On peut considérer comme acquis que dans son rôle de chef de gouvernement, Kiviniemi  ne fera pas échouer le navire. Son véritable test aura lieu lors des prochaines élections parlementaires, prévues en avril 2011.

Kiviniemi aura pour objectif de faire en sorte que son parti reste la plus grande formation parlementaire ; plus facile à dire qu’à faire ! Ses aptitudes à débattre lors des interviews cruciales à la télévision doivent encore être testées.
 
Le charisme n’est pas le fort des personnalités politiques finlandaises.  Ce constat vaut aussi pour Kiviniemi : lors d’une apparition sur le petit  écran, à l’occasion d’une campagne, Kiviniemi a, le plus souvent, gardé le silence,  tandis que deux de ses rivaux monopolisaient le show.  Dans un sondage d’opinion organisé tout de suite après, c’est pourtant elle qui a recueilli le plus de suffrages.
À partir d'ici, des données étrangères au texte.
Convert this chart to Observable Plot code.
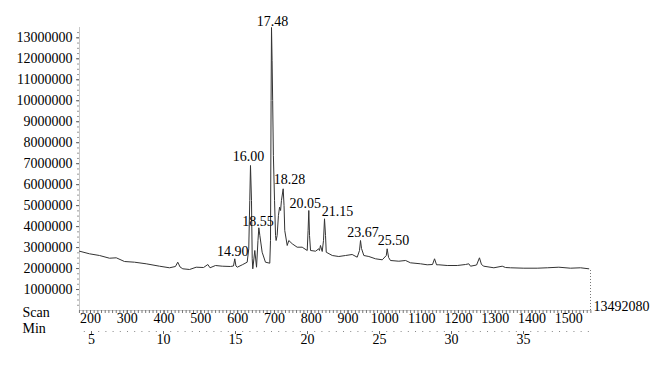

Âgée de 41 ans seulement, Kiviniemi en est déjà à son quatrième mandat de députée ; elle est aussi une ministre expérimentée. Avant de siéger dans l’actuel gouvernement, elle fut brièvement ministre du Commerce extérieur et du Développement.
  
En plus de la musique et d’une visite mensuelle à l’opéra, Kiviniemi est aussi une sportive accomplie qui fait du jogging, du roller et du ski de fond.